-- start Dataset excerpt --

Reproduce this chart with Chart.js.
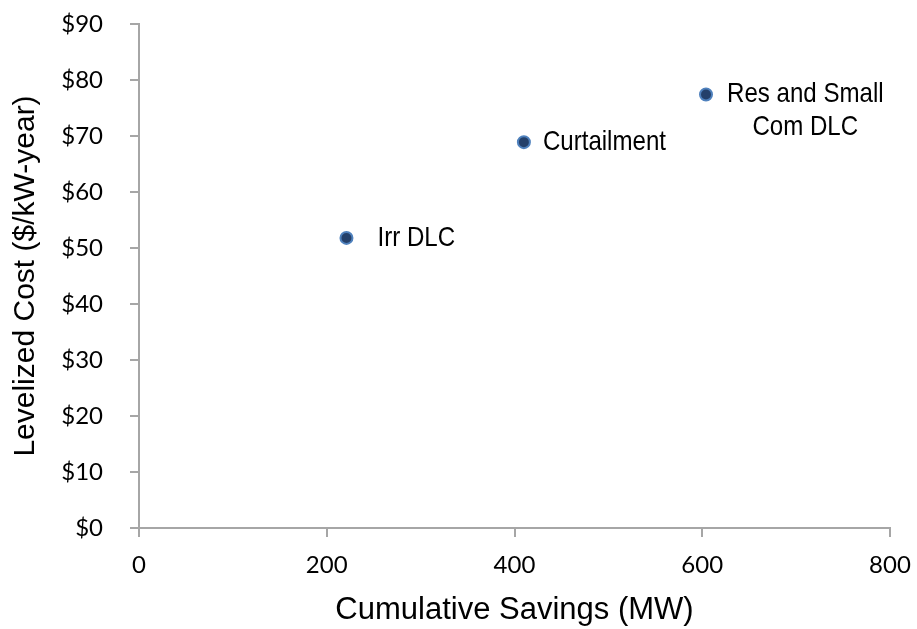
<!DOCTYPE html>
<html>
<head>
<meta charset="utf-8">
<title>Levelized Cost vs Cumulative Savings</title>
<script src="https://cdn.jsdelivr.net/npm/chart.js@4.4.1/dist/chart.umd.min.js"></script>
<style>
    html, body { margin: 0; padding: 0; background: #fff; }
    #wrap { width: 917px; height: 629px; }
</style>
</head>
<body>
<div id="wrap"><canvas id="costChart" width="917" height="629"></canvas></div>
<script>
// chart data
const programNames = [['Irr DLC'], ['Curtailment'], ['Res and Small', 'Com DLC']];
const savingsMW = [221, 410, 604];
const levelizedCost = [51.8, 68.9, 77.4];
const xTickValues = [0, 200, 400, 600, 800];
const yTickValues = [0, 10, 20, 30, 40, 50, 60, 70, 80, 90];

const AXIS_GREY = '#a6a6a6';

// draws the program name to the right of each point (narrow text, like the original)
const pointLabels = {
    id: 'pointLabels',
    afterDatasetsDraw(chart, args, opts) {
        const ctx = chart.ctx;
        const meta = chart.getDatasetMeta(0);
        ctx.save();
        ctx.font = opts.font;
        ctx.fillStyle = '#000';
        ctx.textAlign = 'center';
        ctx.textBaseline = 'middle';
        meta.data.forEach((pt, i) => {
            const lines = programNames[i];
            const w = Math.max(...lines.map(l => ctx.measureText(l).width)) * opts.condense;
            const left = pt.x + opts.offsets[i];
            lines.forEach((line, j) => {
                ctx.save();
                ctx.translate(left + w / 2, pt.y + j * opts.lineGap);
                ctx.scale(opts.condense, 1);
                ctx.fillText(line, 0, 0);
                ctx.restore();
            });
        });
        ctx.restore();
    }
};

function initializeChart() {
    const ctx = document.getElementById('costChart').getContext('2d');
    return new Chart(ctx, {
        type: 'scatter',
        data: {
            datasets: [{
                label: 'Programs',
                data: savingsMW.map((x, i) => ({ x: x, y: levelizedCost[i] })),
                backgroundColor: '#24406a',
                borderColor: '#4f81bd',
                borderWidth: 2,
                pointRadius: 6,
                pointHoverRadius: 6
            }]
        },
        options: {
            responsive: false,
            animation: false,
            layout: {
                padding: { top: 24, right: 27, bottom: 0, left: 0 }
            },
            plugins: {
                legend: { display: false },
                tooltip: { enabled: false },
                pointLabels: {
                    font: '28px "Liberation Sans", Arial, sans-serif',
                    condense: 0.86,
                    offsets: [31, 19, 21],
                    lineGap: 33
                }
            },
            scales: {
                x: {
                    type: 'linear',
                    min: 0,
                    max: 800,
                    afterBuildTicks: (scale) => {
                        scale.ticks = xTickValues.map(v => ({ value: v }));
                    },
                    afterFit: (scale) => {
                        scale.height = 101;
                        scale.paddingLeft = 0;   // let layout.padding decide the plot edges
                        scale.paddingRight = 0;
                    },
                    ticks: {
                        color: '#000',
                        padding: 14,
                        maxRotation: 0,
                        font: { family: 'Lato', size: 24 }
                    },
                    grid: {
                        drawOnChartArea: false,
                        drawTicks: true,
                        tickLength: 9,
                        color: AXIS_GREY,
                        lineWidth: 2
                    },
                    border: { display: true, color: AXIS_GREY, width: 2 },
                    title: {
                        display: true,
                        text: 'Cumulative Savings (MW)',
                        color: '#000',
                        padding: { top: 0, bottom: 0 },
                        font: { family: '"Liberation Sans", Arial, sans-serif', size: 31 }
                    }
                },
                y: {
                    type: 'linear',
                    min: 0,
                    max: 90,
                    afterBuildTicks: (scale) => {
                        scale.ticks = yTickValues.map(v => ({ value: v }));
                    },
                    afterFit: (scale) => {
                        scale.width = 139;
                        scale.paddingTop = 0;
                        scale.paddingBottom = 0;
                    },
                    ticks: {
                        color: '#000',
                        padding: 27,
                        font: { family: 'Lato', size: 24 },
                        callback: (value) => '$' + value
                    },
                    grid: {
                        drawOnChartArea: false,
                        drawTicks: true,
                        tickLength: 9,
                        color: AXIS_GREY,
                        lineWidth: 2
                    },
                    border: { display: true, color: AXIS_GREY, width: 2 },
                    title: {
                        display: true,
                        text: 'Levelized Cost ($/kW-year)',
                        color: '#000',
                        padding: { top: 8, bottom: 0 },
                        font: { family: '"Liberation Sans", Arial, sans-serif', size: 30 }
                    }
                }
            }
        },
        plugins: [pointLabels]
    });
}

initializeChart();
</script>
</body>
</html>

-- end Dataset excerpt --

Omit the pictures and reproduce the listing exactly.

Result for this exercise:
Reproduce this chart with Chart.js.
<!DOCTYPE html>
<html>
<head>
<meta charset="utf-8">
<title>Levelized Cost vs Cumulative Savings</title>
<script src="https://cdn.jsdelivr.net/npm/chart.js@4.4.1/dist/chart.umd.min.js"></script>
<style>
    html, body { margin: 0; padding: 0; background: #fff; }
    #wrap { width: 917px; height: 629px; }
</style>
</head>
<body>
<div id="wrap"><canvas id="costChart" width="917" height="629"></canvas></div>
<script>
// chart data
const programNames = [['Irr DLC'], ['Curtailment'], ['Res and Small', 'Com DLC']];
const savingsMW = [221, 410, 604];
const levelizedCost = [51.8, 68.9, 77.4];
const xTickValues = [0, 200, 400, 600, 800];
const yTickValues = [0, 10, 20, 30, 40, 50, 60, 70, 80, 90];

const AXIS_GREY = '#a6a6a6';

// draws the program name to the right of each point (narrow text, like the original)
const pointLabels = {
    id: 'pointLabels',
    afterDatasetsDraw(chart, args, opts) {
        const ctx = chart.ctx;
        const meta = chart.getDatasetMeta(0);
        ctx.save();
        ctx.font = opts.font;
        ctx.fillStyle = '#000';
        ctx.textAlign = 'center';
        ctx.textBaseline = 'middle';
        meta.data.forEach((pt, i) => {
            const lines = programNames[i];
            const w = Math.max(...lines.map(l => ctx.measureText(l).width)) * opts.condense;
            const left = pt.x + opts.offsets[i];
            lines.forEach((line, j) => {
                ctx.save();
                ctx.translate(left + w / 2, pt.y + j * opts.lineGap);
                ctx.scale(opts.condense, 1);
                ctx.fillText(line, 0, 0);
                ctx.restore();
            });
        });
        ctx.restore();
    }
};

function initializeChart() {
    const ctx = document.getElementById('costChart').getContext('2d');
    return new Chart(ctx, {
        type: 'scatter',
        data: {
            datasets: [{
                label: 'Programs',
                data: savingsMW.map((x, i) => ({ x: x, y: levelizedCost[i] })),
                backgroundColor: '#24406a',
                borderColor: '#4f81bd',
                borderWidth: 2,
                pointRadius: 6,
                pointHoverRadius: 6
            }]
        },
        options: {
            responsive: false,
            animation: false,
            layout: {
                padding: { top: 24, right: 27, bottom: 0, left: 0 }
            },
            plugins: {
                legend: { display: false },
                tooltip: { enabled: false },
                pointLabels: {
                    font: '28px "Liberation Sans", Arial, sans-serif',
                    condense: 0.86,
                    offsets: [31, 19, 21],
                    lineGap: 33
                }
            },
            scales: {
                x: {
                    type: 'linear',
                    min: 0,
                    max: 800,
                    afterBuildTicks: (scale) => {
                        scale.ticks = xTickValues.map(v => ({ value: v }));
                    },
                    afterFit: (scale) => {
                        scale.height = 101;
                        scale.paddingLeft = 0;   // let layout.padding decide the plot edges
                        scale.paddingRight = 0;
                    },
                    ticks: {
                        color: '#000',
                        padding: 14,
                        maxRotation: 0,
                        font: { family: 'Lato', size: 24 }
                    },
                    grid: {
                        drawOnChartArea: false,
                        drawTicks: true,
                        tickLength: 9,
                        color: AXIS_GREY,
                        lineWidth: 2
                    },
                    border: { display: true, color: AXIS_GREY, width: 2 },
                    title: {
                        display: true,
                        text: 'Cumulative Savings (MW)',
                        color: '#000',
                        padding: { top: 0, bottom: 0 },
                        font: { family: '"Liberation Sans", Arial, sans-serif', size: 31 }
                    }
                },
                y: {
                    type: 'linear',
                    min: 0,
                    max: 90,
                    afterBuildTicks: (scale) => {
                        scale.ticks = yTickValues.map(v => ({ value: v }));
                    },
                    afterFit: (scale) => {
                        scale.width = 139;
                        scale.paddingTop = 0;
                        scale.paddingBottom = 0;
                    },
                    ticks: {
                        color: '#000',
                        padding: 27,
                        font: { family: 'Lato', size: 24 },
                        callback: (value) => '$' + value
                    },
                    grid: {
                        drawOnChartArea: false,
                        drawTicks: true,
                        tickLength: 9,
                        color: AXIS_GREY,
                        lineWidth: 2
                    },
                    border: { display: true, color: AXIS_GREY, width: 2 },
                    title: {
                        display: true,
                        text: 'Levelized Cost ($/kW-year)',
                        color: '#000',
                        padding: { top: 8, bottom: 0 },
                        font: { family: '"Liberation Sans", Arial, sans-serif', size: 30 }
                    }
                }
            }
        },
        plugins: [pointLabels]
    });
}

initializeChart();
</script>
</body>
</html>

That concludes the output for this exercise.